Wednesday, February 02, 2011

eBooks on iOS: Apple slits its own throat, shoots self in foot

Yesterday, Sony reported that an eBook reader app that it submitted to Apple for inclusion in the iOS App Store was rejected because it didn't sell eBooks through the app. There was a great deal of discussion and confusion about the situation--some people thought that Sony had simply misinterpreted Apple's existing rules, while others thought that Apple had changed the rules.

Ars Technica is now reporting that Apple has indeed changed the rules, in a way that makes it effectively impossible for anyone except Apple to make any money selling eBooks for the iPhone and iPad. Update: The Wall Street Journal has reported that Apple will enforce the new rules described below effective March 31st. No new eBook or eMagazine apps will be accepted without an in-app purchasing capability, and presumably, any update of an existing app that doesn't include this feature will be rejected.

Here are the new rules as I understand them:
  • If you sell content from outside an iOS app to be used in that app, you must enable purchases from within the app.
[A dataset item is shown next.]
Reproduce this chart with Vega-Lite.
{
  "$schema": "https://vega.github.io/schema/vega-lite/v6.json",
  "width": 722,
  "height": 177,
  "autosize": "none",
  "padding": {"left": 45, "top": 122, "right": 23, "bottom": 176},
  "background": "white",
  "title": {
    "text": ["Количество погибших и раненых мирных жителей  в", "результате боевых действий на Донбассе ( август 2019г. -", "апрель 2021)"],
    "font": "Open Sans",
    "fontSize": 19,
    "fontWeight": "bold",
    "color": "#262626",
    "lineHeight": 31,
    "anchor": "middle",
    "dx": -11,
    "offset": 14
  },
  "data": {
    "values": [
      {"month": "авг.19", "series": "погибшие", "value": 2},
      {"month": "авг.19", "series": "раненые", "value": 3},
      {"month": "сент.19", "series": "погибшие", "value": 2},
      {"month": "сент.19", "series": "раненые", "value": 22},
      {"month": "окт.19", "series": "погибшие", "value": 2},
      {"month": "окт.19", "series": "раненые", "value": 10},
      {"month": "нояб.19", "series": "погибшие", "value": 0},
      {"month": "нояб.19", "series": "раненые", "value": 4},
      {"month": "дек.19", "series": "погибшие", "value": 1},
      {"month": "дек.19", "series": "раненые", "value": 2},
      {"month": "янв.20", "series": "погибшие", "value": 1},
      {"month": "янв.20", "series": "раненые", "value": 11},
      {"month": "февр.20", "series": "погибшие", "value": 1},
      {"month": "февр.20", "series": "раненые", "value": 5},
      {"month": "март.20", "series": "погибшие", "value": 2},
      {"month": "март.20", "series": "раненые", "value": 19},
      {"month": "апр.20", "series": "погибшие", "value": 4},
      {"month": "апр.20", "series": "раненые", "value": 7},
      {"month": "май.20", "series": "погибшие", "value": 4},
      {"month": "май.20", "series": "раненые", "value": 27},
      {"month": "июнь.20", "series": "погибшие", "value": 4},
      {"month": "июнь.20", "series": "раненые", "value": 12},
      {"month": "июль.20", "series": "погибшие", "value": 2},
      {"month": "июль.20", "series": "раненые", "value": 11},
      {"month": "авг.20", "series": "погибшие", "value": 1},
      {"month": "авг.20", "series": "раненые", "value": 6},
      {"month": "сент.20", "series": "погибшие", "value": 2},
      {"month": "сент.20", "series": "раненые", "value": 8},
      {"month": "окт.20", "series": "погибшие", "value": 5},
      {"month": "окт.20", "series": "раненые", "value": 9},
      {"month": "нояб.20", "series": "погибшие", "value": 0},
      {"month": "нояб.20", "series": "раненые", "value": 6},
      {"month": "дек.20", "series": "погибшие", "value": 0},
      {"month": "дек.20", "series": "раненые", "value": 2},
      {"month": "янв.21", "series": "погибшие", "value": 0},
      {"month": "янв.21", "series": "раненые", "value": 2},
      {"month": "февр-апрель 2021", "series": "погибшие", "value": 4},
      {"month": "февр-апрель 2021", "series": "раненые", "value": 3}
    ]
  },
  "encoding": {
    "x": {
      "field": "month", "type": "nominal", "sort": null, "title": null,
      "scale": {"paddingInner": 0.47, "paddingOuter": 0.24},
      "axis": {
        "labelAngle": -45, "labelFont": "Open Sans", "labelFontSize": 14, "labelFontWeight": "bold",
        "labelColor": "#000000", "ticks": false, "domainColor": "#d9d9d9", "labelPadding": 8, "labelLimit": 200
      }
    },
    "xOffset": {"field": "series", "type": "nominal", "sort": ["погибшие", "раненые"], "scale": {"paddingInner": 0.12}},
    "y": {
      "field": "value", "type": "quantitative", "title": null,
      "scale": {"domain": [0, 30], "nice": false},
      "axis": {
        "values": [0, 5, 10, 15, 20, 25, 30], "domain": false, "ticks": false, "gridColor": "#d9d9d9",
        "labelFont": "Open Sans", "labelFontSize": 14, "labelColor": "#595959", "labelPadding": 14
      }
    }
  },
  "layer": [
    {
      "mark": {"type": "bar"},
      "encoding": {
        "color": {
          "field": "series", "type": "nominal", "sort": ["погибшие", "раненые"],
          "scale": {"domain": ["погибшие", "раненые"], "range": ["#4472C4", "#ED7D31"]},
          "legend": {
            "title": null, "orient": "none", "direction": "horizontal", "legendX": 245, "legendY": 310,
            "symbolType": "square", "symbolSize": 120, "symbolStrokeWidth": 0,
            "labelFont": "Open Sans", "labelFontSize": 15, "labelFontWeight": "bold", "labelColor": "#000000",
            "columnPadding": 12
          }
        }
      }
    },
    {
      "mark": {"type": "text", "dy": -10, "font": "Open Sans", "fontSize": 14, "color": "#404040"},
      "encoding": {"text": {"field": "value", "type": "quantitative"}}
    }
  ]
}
That means that Apple gets 30% of any sale.
  • If you sell content from your website that you then distribute to an iOS device to be used within an app, that app must also allow in-app purchases.
Let's take Amazon's Kindle Store and app as examples. Today, you can select a title to purchase from within the Kindle app, but the app opens a Safari browser window and takes you to the Amazon website to complete the purchase. That approach would only be allowed if Amazon also allows users to purchase the title directly within the Kindle app. However, Apple would take 30% of the sale price for the in-app purchase. You can also go to the Amazon website on your PC, select a title from the Kindle Store and tell Amazon to send it directly to your iPad or iPhone. Under Apple's new rules, that would be prohibited unless the Kindle iOS app allows in-app purchases.
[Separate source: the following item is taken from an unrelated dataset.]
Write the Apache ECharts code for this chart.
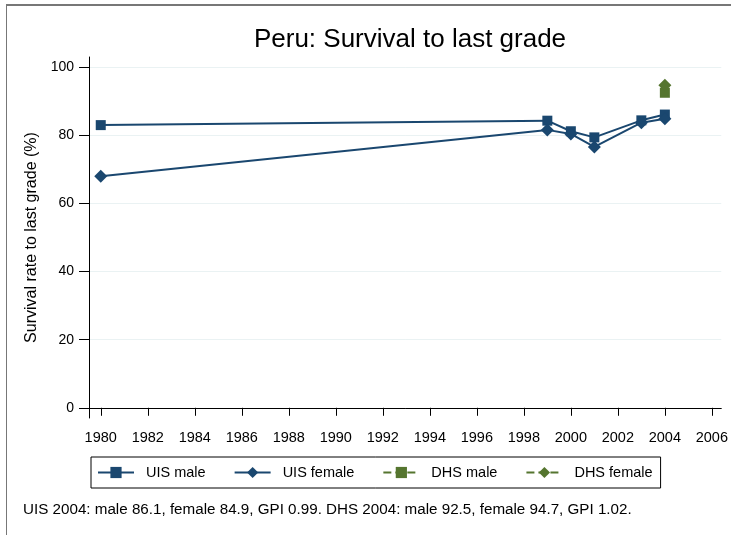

There are still ways around this; eBook vendors could price titles 30% higher in their iOS apps, and offer a link to their websites that would price them normally. However, many consumers could end up spending 30% more than they should, and every eBook vendor will have to rewrite their iOS apps.
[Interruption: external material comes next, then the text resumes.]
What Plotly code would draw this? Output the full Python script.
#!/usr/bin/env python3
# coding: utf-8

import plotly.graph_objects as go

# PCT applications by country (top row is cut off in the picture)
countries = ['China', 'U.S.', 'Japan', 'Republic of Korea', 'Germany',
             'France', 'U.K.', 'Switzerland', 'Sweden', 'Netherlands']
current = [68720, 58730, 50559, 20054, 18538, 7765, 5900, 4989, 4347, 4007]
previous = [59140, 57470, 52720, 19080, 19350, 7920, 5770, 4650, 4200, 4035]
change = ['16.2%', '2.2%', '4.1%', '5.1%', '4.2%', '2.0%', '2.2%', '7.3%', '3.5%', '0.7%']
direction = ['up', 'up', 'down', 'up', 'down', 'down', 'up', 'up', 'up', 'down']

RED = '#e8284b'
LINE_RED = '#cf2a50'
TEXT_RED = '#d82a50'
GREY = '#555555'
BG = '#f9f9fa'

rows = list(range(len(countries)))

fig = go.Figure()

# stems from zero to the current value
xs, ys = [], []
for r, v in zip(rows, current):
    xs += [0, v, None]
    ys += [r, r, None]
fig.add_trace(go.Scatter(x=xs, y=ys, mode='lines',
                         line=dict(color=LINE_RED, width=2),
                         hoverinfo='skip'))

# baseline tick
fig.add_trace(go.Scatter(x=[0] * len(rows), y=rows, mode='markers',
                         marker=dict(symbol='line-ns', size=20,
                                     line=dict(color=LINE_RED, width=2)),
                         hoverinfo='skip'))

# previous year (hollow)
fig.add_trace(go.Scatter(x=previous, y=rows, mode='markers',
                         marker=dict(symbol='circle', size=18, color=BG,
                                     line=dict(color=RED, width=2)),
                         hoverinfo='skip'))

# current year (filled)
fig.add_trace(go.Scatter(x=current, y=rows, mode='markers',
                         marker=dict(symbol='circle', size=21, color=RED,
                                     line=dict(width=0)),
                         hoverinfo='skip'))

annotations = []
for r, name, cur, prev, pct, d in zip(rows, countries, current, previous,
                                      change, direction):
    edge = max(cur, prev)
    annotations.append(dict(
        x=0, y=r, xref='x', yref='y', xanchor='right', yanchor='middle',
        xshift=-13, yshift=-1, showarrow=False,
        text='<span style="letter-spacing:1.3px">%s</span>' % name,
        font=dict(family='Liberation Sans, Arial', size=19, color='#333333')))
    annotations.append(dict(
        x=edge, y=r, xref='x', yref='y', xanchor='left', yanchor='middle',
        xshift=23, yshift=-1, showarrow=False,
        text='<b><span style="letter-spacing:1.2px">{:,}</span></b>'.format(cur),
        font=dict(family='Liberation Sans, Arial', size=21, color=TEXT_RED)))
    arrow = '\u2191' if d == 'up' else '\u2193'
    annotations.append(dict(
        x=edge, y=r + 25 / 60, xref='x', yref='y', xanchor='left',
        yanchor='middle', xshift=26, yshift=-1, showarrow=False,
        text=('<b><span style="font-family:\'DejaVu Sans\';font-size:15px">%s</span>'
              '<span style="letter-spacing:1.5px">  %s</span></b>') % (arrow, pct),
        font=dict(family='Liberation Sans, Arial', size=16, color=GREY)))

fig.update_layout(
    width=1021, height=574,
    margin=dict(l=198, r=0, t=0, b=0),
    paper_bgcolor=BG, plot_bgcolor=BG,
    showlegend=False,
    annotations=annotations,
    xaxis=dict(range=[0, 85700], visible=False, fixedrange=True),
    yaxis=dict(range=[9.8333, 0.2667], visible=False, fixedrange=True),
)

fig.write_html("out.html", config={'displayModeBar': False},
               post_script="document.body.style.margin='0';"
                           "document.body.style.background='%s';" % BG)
This is an anti-consumer and anti-competitive move by Apple, to say the least. It's equivalent to Microsoft saying that every Windows eCommerce application that downloads content or software has to be processed through Microsoft's own order processing system, and that Microsoft will get 30% of every transaction.

In addition, Apple is killing the viability of its iPhone and iPad as eBook readers at exactly the same time that Android is outselling iOS smartphones and Android 3.0-based tablets are coming to market. If I'm interpreting Apple's move properly, it's a greedy, stupid decision that will once again open the company to antitrust investigation. It won't cause any more eBooks to be sold through Apple's failed iBookstore; instead, it will merely clear the path for Android 3.0 and additional Kindle sales.

If this is an example of Tim Cook's decision-making capabilities, Apple is in much worse shape post-Jobs than I (or many people) thought.